Modulating c-MYC Transcription by G-quadruplex-interactive Small Molecules DNA G-quadruplex secondary structures have recently been found to form in proximal promoter regions as transcriptional regulators, and are considered as a new class of molecular targets for anticancer drugs. Specifically, c-MYC, one of the most commonly deregulated genes in human cancers, has a DNA G-quadruplex motif in the promoter Nuclease Hypersensitive Element (NHE) III1 which regulates 80-95% of its total transcription. The DNA G-quadruplex formed in the c-MYC NHE III1 has been shown to be a transcriptional silencer element;compounds that bind to and stabilize the G-quadruplex conformation can reduce c-MYC expression and are anti- tumorigenic. We have recently discovered that the NM23-H2 protein unfolds the c-MYC promoter G-quadruplex to activate gene transcription. However, although the c-MYC promoter G-quadruplex is the first and most extensively studied system, little is known about its molecular interactions with small molecules and proteins.

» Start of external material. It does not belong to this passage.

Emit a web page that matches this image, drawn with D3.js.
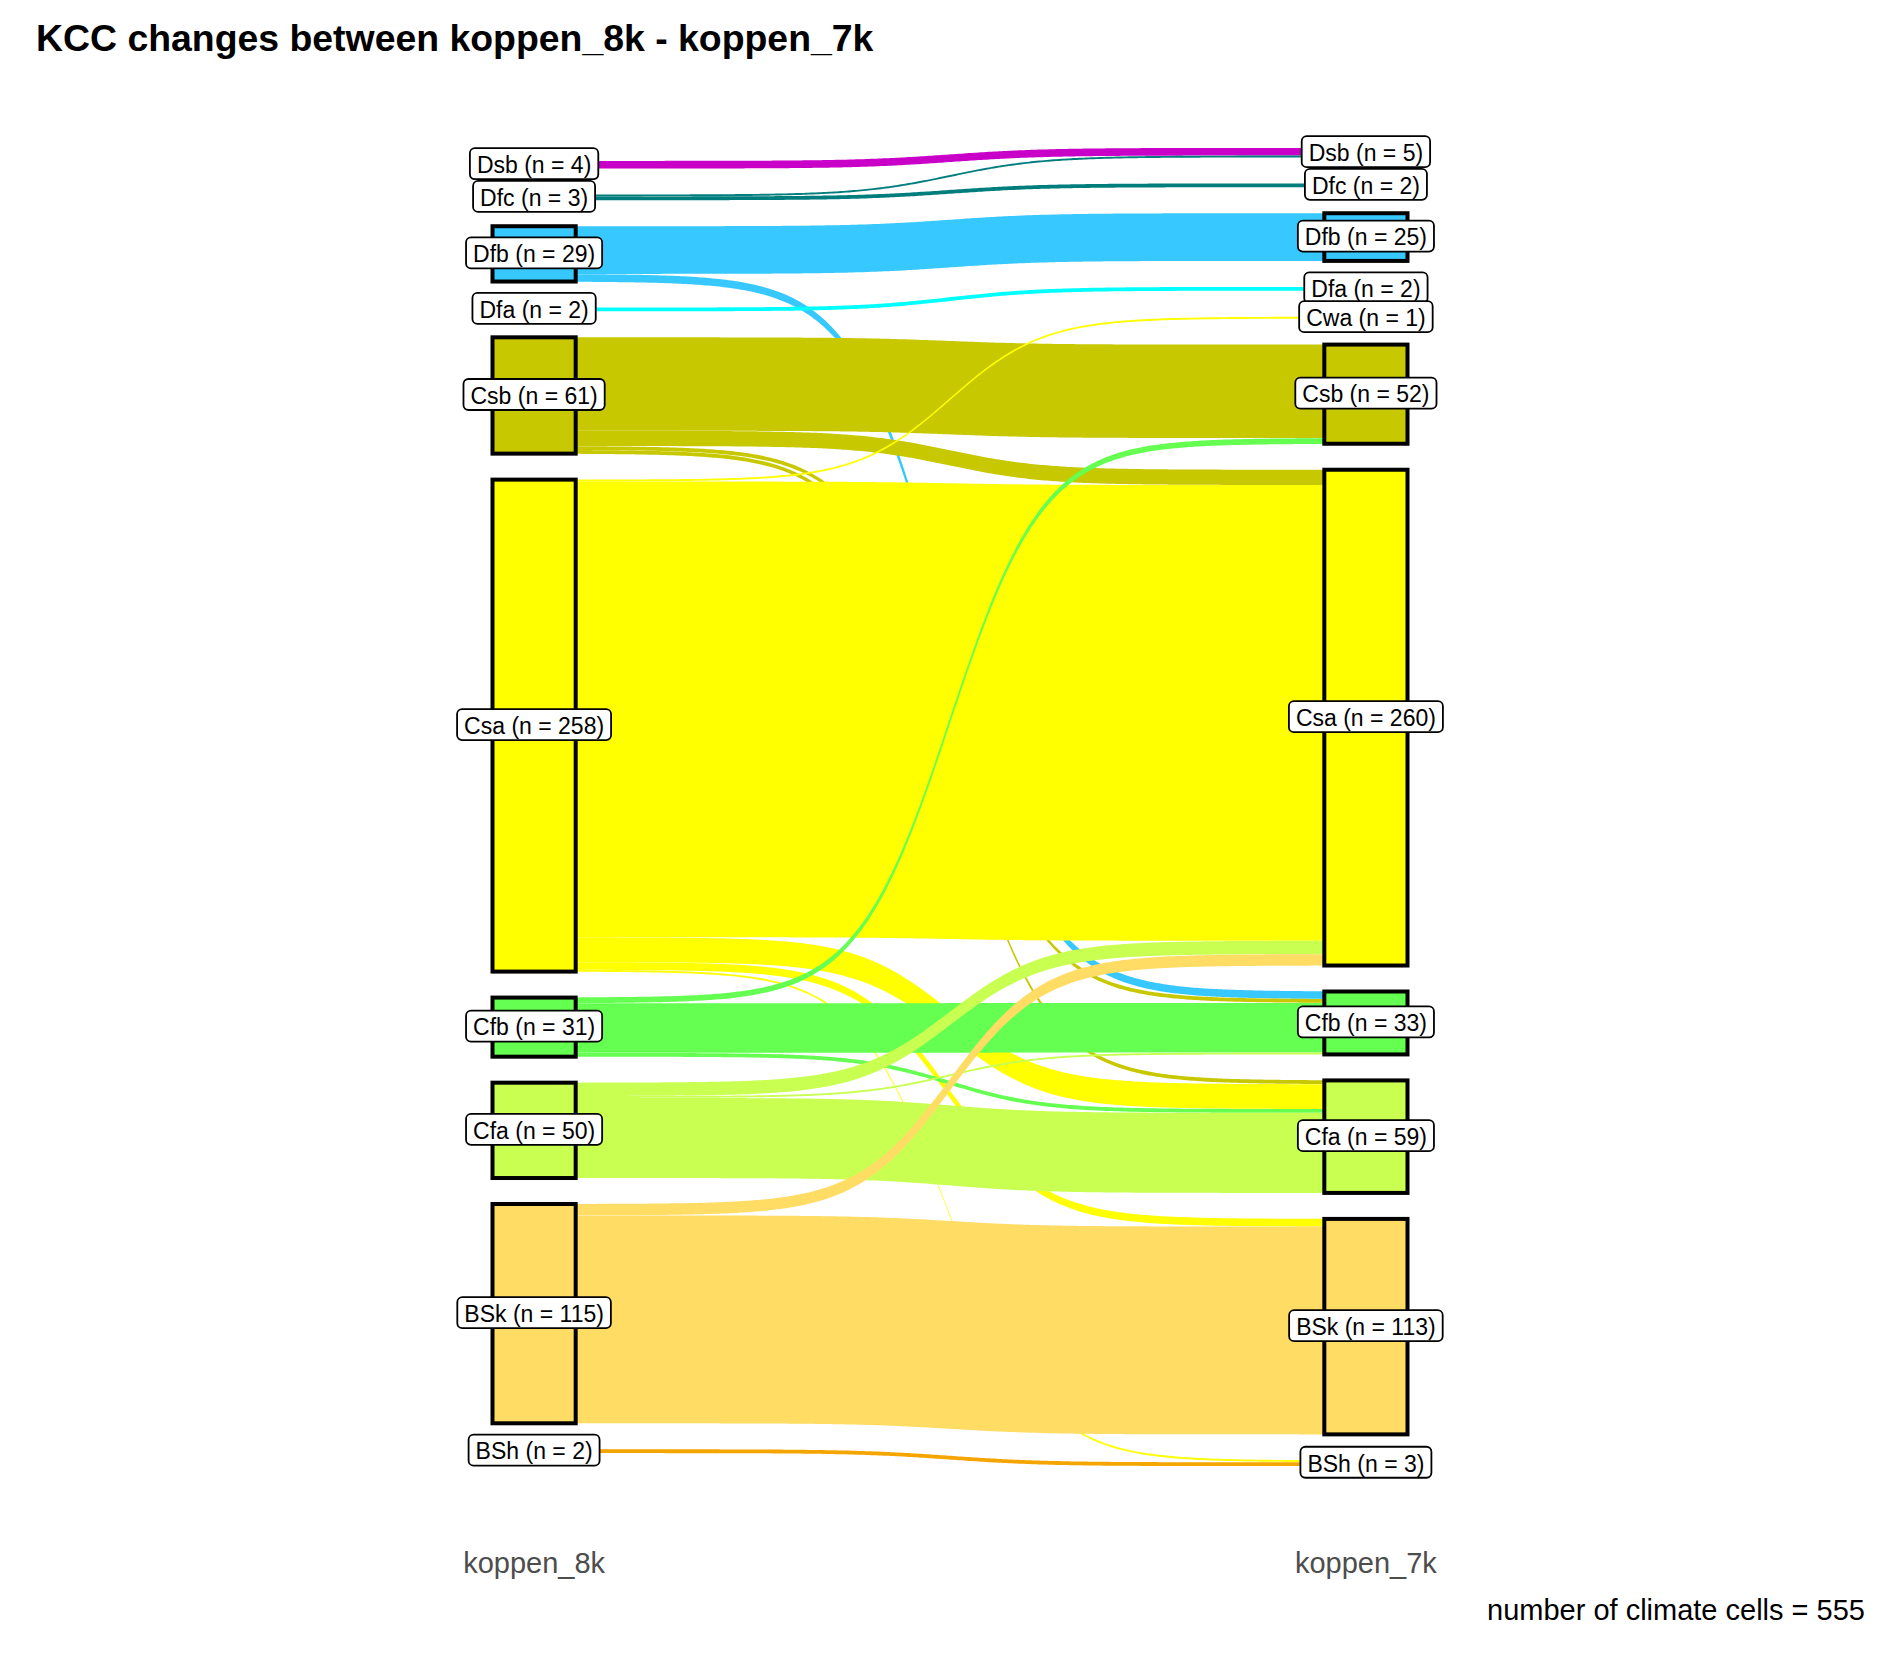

The hypothesis to be tested is that the physiological functions of c-MYC G-quadruplex-interactive compounds are mediated through not only the G-quadruplex but also the G-quadruplex-interactive protein. We have identified an Ellipticine analog as our lead compound for further optimization to target the c-MYC promoter G- quadruplex. Ellipticine has good "drug-like" properties and has been shown to selectively bind the c-MYC G-quadruplex. We will use NMR to understand the molecular interactions with the c- MYC G-quadruplex and ITC to characterize the thermodynamic contributions of drug binding (Aim 1). Based on this information, we will rationally design and synthesize new Ellipticine analogs with various substituents at C9, N2, N6, and C3 positions (Aim 2). We will use biochemical, biophysical, and biological assays to examine the effects of the Ellipticines on inhibiting NM23-H2 binding and unfolding of the c-MYC G-quadruplex and their effectiveness in c-MYC transcriptional suppression. A combination of structural and biological studies will allow us to understand the specific G-quadruplex interactions of Ellipticine that lead to inhibition of the NM23-H2 protein and suppression of c-MYC transcription. The overall objectives of this research are to establish the structure-activity relationship and underlying molecular mechanism of Ellipticines for c-MYC suppression and to design/synthesize new analogs for further drug development.
The specific aims are: 1) To determine structural and thermodynamic details of molecular interactions of Ellipticines and related molecules with the c-MYC G- quadruplex. 2) To design and synthesize new C9-, N2-, N6-, and C3-substituted Ellipticine analogs and to study structure-activity relationship (SAR) of Ellipticines targeting the c-MYC G- quadruplex. 3) To determine how Ellipticine analogs modulate NM23-H2 binding and unfolding of the c-MYC G-quadruplex, and how this correlates with c-MYC transcriptional suppression.
c-MYC is one of the most commonly deregulated genes in human cancers. The proposed research represents a novel strategy for modulating MYC gene expression by small molecule drugs. If successful, it combines the potential of a DNA-interactive compound with the selectivity properties of molecular-targeted cancer therapeutics.